Anyone who does a DIY project around their house likely has some paint left over. The same is true for automotive refinishers, home contractors and other paint and coatings producers. The question is what to do with the extra paint.
As a leading paint and coatings manufacturer, PPG understands the importance of being environmentally responsible and sustainable. In May 2022, the Ohio Chemistry Technology Council (OCTC) honored five PPG plants for programs that are advancing sustainability, health and safety.
One of the awards went to PPG’s Cleveland, OH manufacturing operations, which was honored for its new paint recycling process. The Cleveland site has recycled more than 190,000 gallons of paint.
Mike Corcoran, PPG’s global manager, operational sustainability, noted that the Cleveland facility is PPG’s flagship manufacturing facility for automotive OEM coatings, with approximately 230 employees. Situated in the city's West Park area, the plant has been an integral part of PPG since its acquisition in 1947 from the Forbes Varnish Company, which began operations in 1907.
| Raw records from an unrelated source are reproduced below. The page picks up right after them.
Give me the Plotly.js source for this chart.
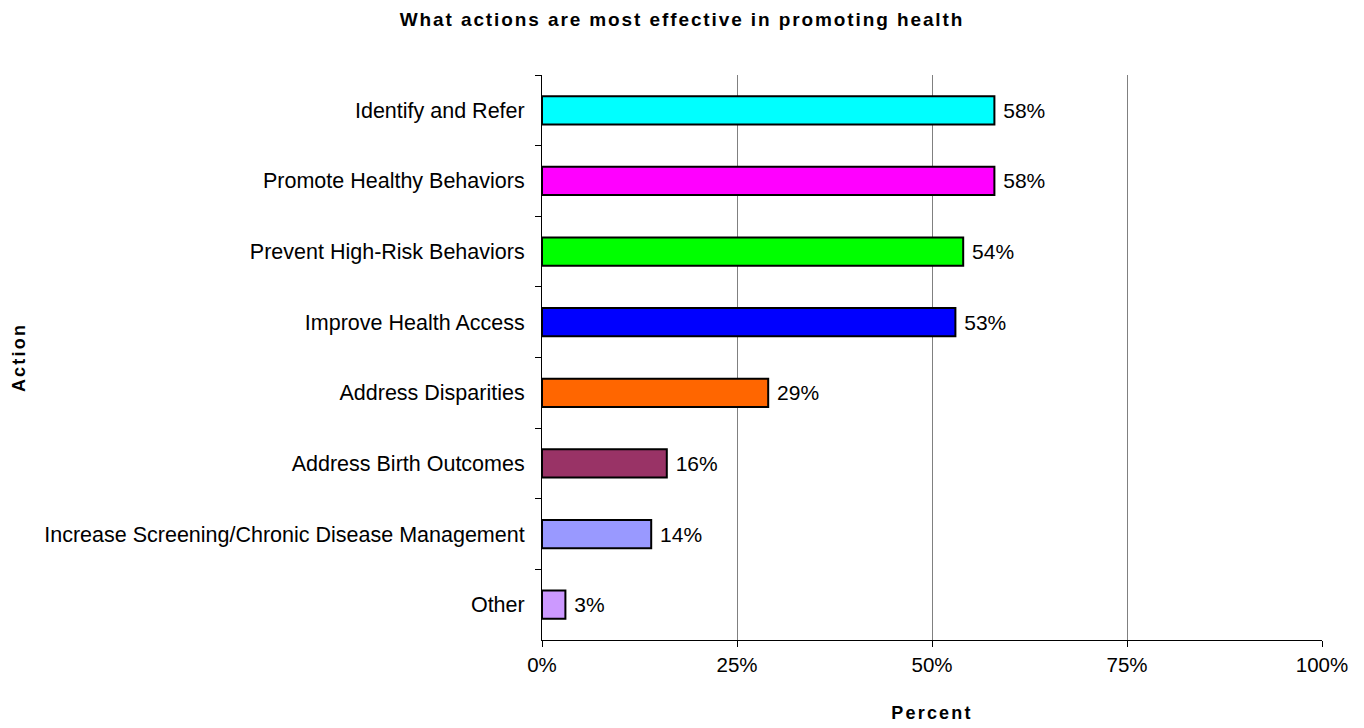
<!DOCTYPE html>
<html>
<head>
<meta charset="utf-8">
<script src="https://cdn.plot.ly/plotly-3.0.1.min.js"></script>
<style>
html,body{margin:0;padding:0;background:#fff}
#chart{width:1364px;height:728px}
.gtitle { letter-spacing: 1.9px; }
.xtitle, .ytitle { letter-spacing: 2.2px; }
</style>
</head>
<body>
<div id="chart"></div>
<script>
const categories = [
  "Identify and Refer",
  "Promote Healthy Behaviors",
  "Prevent High-Risk Behaviors",
  "Improve Health Access",
  "Address Disparities",
  "Address Birth Outcomes",
  "Increase Screening/Chronic Disease Management",
  "Other"
];
const percentValues = [58, 58, 54, 53, 29, 16, 14, 3];
const barColors = ["#00FFFF", "#FF00FF", "#00FF00", "#0000FF", "#FF6600", "#993366", "#9999FF", "#CC99FF"];
const xTickVals = [0, 25, 50, 75, 100];
const xTickText = ["0%", "25%", "50%", "75%", "100%"];

const trace = {
  type: "bar",
  orientation: "h",
  y: categories,
  x: percentValues,
  width: 0.4,
  marker: { color: barColors, line: { color: "#000000", width: 2 } },
  text: percentValues.map(v => " " + v + "%"),
  textposition: "outside",
  cliponaxis: false,
  textfont: { family: "Liberation Sans, Arial, sans-serif", size: 21, color: "#000" },
  hoverinfo: "skip"
};

const layout = {
  width: 1364, height: 728,
  margin: { l: 542, r: 42, t: 75, b: 88 },
  paper_bgcolor: "#fff", plot_bgcolor: "#fff",
  showlegend: false,
  font: { family: "Liberation Sans, Arial, sans-serif", size: 21, color: "#000" },
  title: {
    text: "<b>What actions are most effective in promoting health</b>",
    font: { family: "Liberation Sans, Arial, sans-serif", size: 19, color: "#000" },
    x: 0.5, xanchor: "center", y: 0.974, yanchor: "middle"
  },
  xaxis: {
    range: [0, 100],
    tickvals: xTickVals, ticktext: xTickText,
    ticks: "outside", ticklen: 6, tickcolor: "#000",
    showline: true, linecolor: "#000", linewidth: 1,
    showgrid: true, gridcolor: "#808080", gridwidth: 1,
    zeroline: false,
    tickfont: { size: 20.5 },
    title: { text: "<b>Percent</b>", font: { size: 18 }, standoff: 31 }
  },
  yaxis: {
    autorange: "reversed",
    type: "category",
    ticks: "outside", tickson: "boundaries", ticklen: 6, tickcolor: "#000",
    showline: true, linecolor: "#000", linewidth: 1,
    showgrid: false, zeroline: false,
    ticklabelstandoff: 12,
    tickfont: { size: 21.5 },
    title: { text: "<b>Action</b>", font: { size: 18 }, standoff: 13 }
  },
  bargap: 0.6
};

Plotly.newPlot("chart", [trace], layout, { displayModeBar: false, staticPlot: true });
</script>
</body>
</html>
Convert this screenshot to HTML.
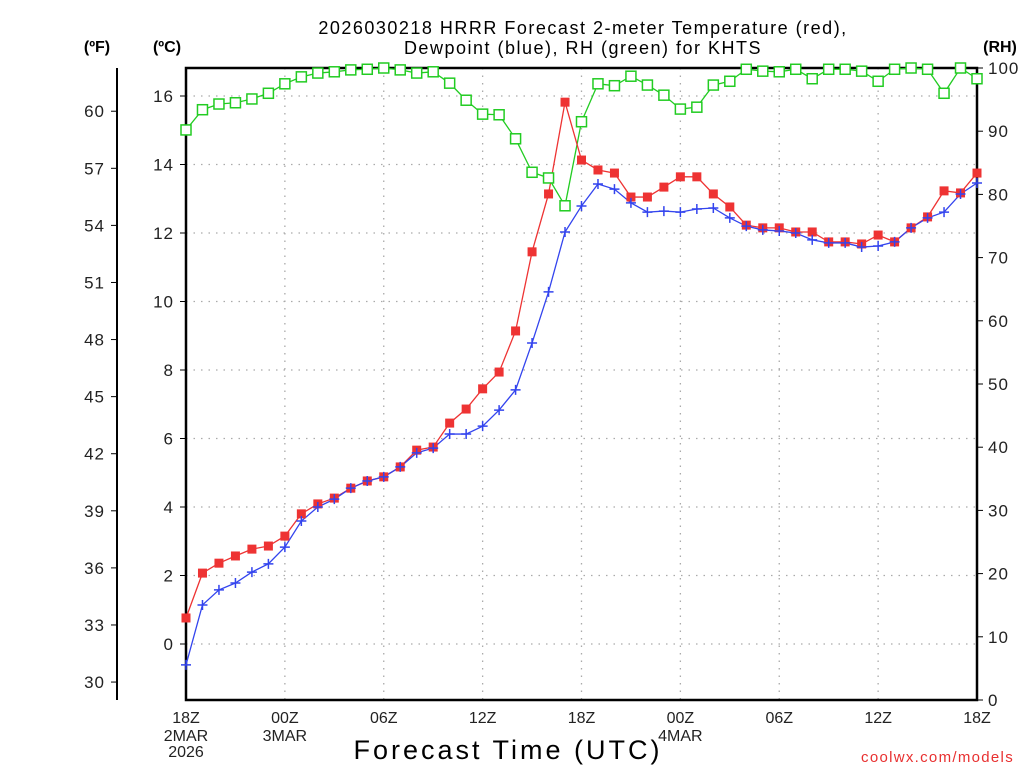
<!DOCTYPE html>
<html><head><meta charset="utf-8"><style>
body{margin:0;background:#fff;}
svg{display:block;font-family:"Liberation Sans",sans-serif;}
</style></head><body>
<svg id="chart" width="1024" height="768" xmlns="http://www.w3.org/2000/svg">
<g id="grid"></g>
<g id="axes"></g>
<g id="series"></g>
<text x="583" y="34" font-size="18" text-anchor="middle" letter-spacing="1.5">2026030218 HRRR Forecast 2-meter Temperature (red),</text>
<text x="583" y="54" font-size="18" text-anchor="middle" letter-spacing="1.5">Dewpoint (blue), RH (green) for KHTS</text>
<text x="97" y="52" font-size="16" font-weight="bold" text-anchor="middle">(ºF)</text>
<text x="167" y="52" font-size="16" font-weight="bold" text-anchor="middle">(ºC)</text>
<text x="1000" y="52" font-size="16" font-weight="bold" text-anchor="middle">(RH)</text>
<text x="508" y="759" font-size="27" text-anchor="middle" letter-spacing="3">Forecast Time (UTC)</text>
<text x="1014" y="762" font-size="15" fill="#e83030" text-anchor="end" letter-spacing="1.3">coolwx.com/models</text>
</svg>
<script>
const hours = [0,1,2,3,4,5,6,7,8,9,10,11,12,13,14,15,16,17,18,19,20,21,22,23,24,25,26,27,28,29,30,31,32,33,34,35,36,37,38,39,40,41,42,43,44,45,46,47,48];
const tempC = [0.76,2.07,2.36,2.57,2.77,2.86,3.15,3.80,4.09,4.26,4.55,4.76,4.88,5.17,5.66,5.75,6.45,6.86,7.45,7.94,9.14,11.45,13.14,15.82,14.13,13.84,13.75,13.05,13.05,13.34,13.64,13.64,13.14,12.76,12.23,12.15,12.15,12.03,12.03,11.74,11.74,11.68,11.94,11.74,12.15,12.47,13.23,13.17,13.75];
const dewC = [-0.61,1.14,1.58,1.78,2.10,2.34,2.83,3.59,4.00,4.23,4.55,4.76,4.88,5.17,5.58,5.72,6.13,6.13,6.36,6.83,7.42,8.79,10.28,12.03,12.79,13.43,13.28,12.88,12.61,12.64,12.61,12.70,12.73,12.44,12.20,12.09,12.06,12.00,11.80,11.71,11.71,11.59,11.62,11.74,12.15,12.44,12.61,13.14,13.46];
const rh = [90.2,93.4,94.3,94.5,95.1,96.0,97.5,98.6,99.2,99.4,99.7,99.8,100,99.7,99.2,99.4,97.6,94.9,92.7,92.6,88.8,83.5,82.6,78.2,91.5,97.5,97.2,98.7,97.3,95.7,93.5,93.8,97.3,97.9,99.8,99.5,99.4,99.8,98.3,99.8,99.8,99.5,97.9,99.8,100,99.8,96.0,100,98.3];
const cTicks = [0,2,4,6,8,10,12,14,16];
const fTicks = [30,33,36,39,42,45,48,51,54,57,60];
const rhTicks = [0,10,20,30,40,50,60,70,80,90,100];
const xTickHours = [0,6,12,18,24,30,36,42,48];
const xTickLabels = ["18Z","00Z","06Z","12Z","18Z","00Z","06Z","12Z","18Z"];
const xTickDates = [["2MAR","2026"],["3MAR"],[],[],[],["4MAR"],[],[],[]];

const L=186,R=977,T=68,B=700;
const xS=h=>L+(R-L)*h/48;
const yC=c=>644-c*34.25;
const yF=f=>yC((f-32)*5/9);
const yR=r=>B-(B-T)*r/100;
const NS="http://www.w3.org/2000/svg";
function mk(tag,attrs,parent,txt){const e=document.createElementNS(NS,tag);for(const k in attrs)e.setAttribute(k,attrs[k]);if(txt!==undefined)e.textContent=txt;parent.appendChild(e);return e;}
const grid=document.getElementById('grid'),axes=document.getElementById('axes'),series=document.getElementById('series');
const dot={stroke:'#aaa','stroke-width':1.3,'stroke-dasharray':'1.5 6'};
cTicks.forEach(c=>{
  const g=mk('line',Object.assign({x1:L,x2:R,y1:yC(c),y2:yC(c)},dot),grid);
  
  
  const t=mk('line',{x1:L-6,x2:L,y1:yC(c),y2:yC(c),stroke:'#000','stroke-width':1},axes);
  
  
  const l=mk('text',{x:L-12,y:yC(c)+6,'font-size':17,'text-anchor':'end',fill:'#222','letter-spacing':1},axes,String(c));
  
  
});
xTickHours.forEach((h,i)=>{
  if(i>0&&i<8){const g=mk('line',Object.assign({x1:xS(h),x2:xS(h),y1:T,y2:B},dot),grid);
  
  }
  const l=mk('text',{x:xS(h),y:723,'font-size':16,'text-anchor':'middle',fill:'#222'},axes,xTickLabels[i]);
  
  
  xTickDates[i].forEach((d,j)=>{const e=mk('text',{x:xS(h),y:741+j*16,'font-size':16,'text-anchor':'middle',fill:'#222'},axes,d);
  
  });
});
const fl=mk('line',{x1:117,x2:117,y1:T,y2:B,stroke:'#000','stroke-width':2},axes);


fTicks.forEach(f=>{
  const t=mk('line',{x1:111,x2:117,y1:yF(f),y2:yF(f),stroke:'#000'},axes);
  
  
  const l=mk('text',{x:105,y:yF(f)+6,'font-size':17,'text-anchor':'end',fill:'#222','letter-spacing':1},axes,String(f));
  
  
});
rhTicks.forEach(r=>{
  const t=mk('line',{x1:R,x2:R+6,y1:yR(r),y2:yR(r),stroke:'#000'},axes);
  
  
  const l=mk('text',{x:R+11,y:yR(r)+6,'font-size':17,fill:'#222','letter-spacing':1},axes,String(r));
  
  
});
const fr=mk('rect',{x:L,y:T,width:R-L,height:B-T,fill:'none',stroke:'#000','stroke-width':2.5},axes);


function line(vals,yf,color,name){
  const p=mk('polyline',{points:vals.map((v,i)=>xS(hours[i])+','+yf(v)).join(' '),fill:'none',stroke:color,'stroke-width':1.3},series);
  
  
}
line(rh,yR,'#22cc22','rh-line');
line(tempC,yC,'#ee3333','temperature-line');
line(dewC,yC,'#3344ee','dewpoint-line');
rh.forEach((v,i)=>{const m=mk('rect',{x:xS(hours[i])-5,y:yR(v)-5,width:10,height:10,fill:'#fff',stroke:'#22cc22','stroke-width':1.5},series);
  
  });
tempC.forEach((v,i)=>{const m=mk('rect',{x:xS(hours[i])-4.5,y:yC(v)-4.5,width:9,height:9,fill:'#ee3333'},series);
  
  });
dewC.forEach((v,i)=>{const x=xS(hours[i]),y=yC(v);
  const m=mk('path',{d:`M${x-5},${y}H${x+5}M${x},${y-5}V${y+5}`,stroke:'#3344ee','stroke-width':1.5},series);
  
  });
</script>
</body></html>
In addition to using advanced manufacturing methods to produce and ship its products, the Cleveland facility is the site of a field service laboratory equipped with the same application and curing equipment used by its customers.
To date, the Cleveland PPG site has prevented more than 190,000 gallons of paint from becoming waste. This allows PPG able to reuse the paint for its production.
“A new paint recycling process at the Cleveland facility used a continuous improvement methodology that allows the site to collect leftover paint at the end of production and repurpose it as a raw material for the next batch,” Corcoran said. “Since the improvement was implemented, the site has prevented more than 190,000 gallons (719,230 liters) of paint from becoming waste.”
Corcoran said that the Cleveland’s recycling operations fits perfectly into PPG’s sustainability program.
“The more efficient we are in using materials to make our products, the less waste we produce, the fewer resources we consume and the more sustainable our operations,” said Corcoran. “That is why we first work toward absolute material utilization throughout our manufacturing processes, followed by eliminating, minimizing, reusing and recycling the waste materials we do produce.
“We employ waste mapping to track waste streams back to their sources in our facilities worldwide,” Corcoran said. “Using lean manufacturing methodologies, each facility eliminates or minimizes the identified wastes one source at a time, typically starting with the highest-volume or highest-cost waste stream identified through the mapping process. We explore reuse and recycling options for wastes that remain.
It's been a major success for PPG, which has made major strides in its sustainability efforts.
“We’ve surpassed our 2025 sustainability goal to achieve a 25% decline in waste disposal intensity versus the 2017 baseline – we achieved a 37.5% reduction in 2021,” he added. “In addition, last year we achieved 40% of our manufacturing and R&D facilities with zero process waste to landfill, above our 35% target by 2025.”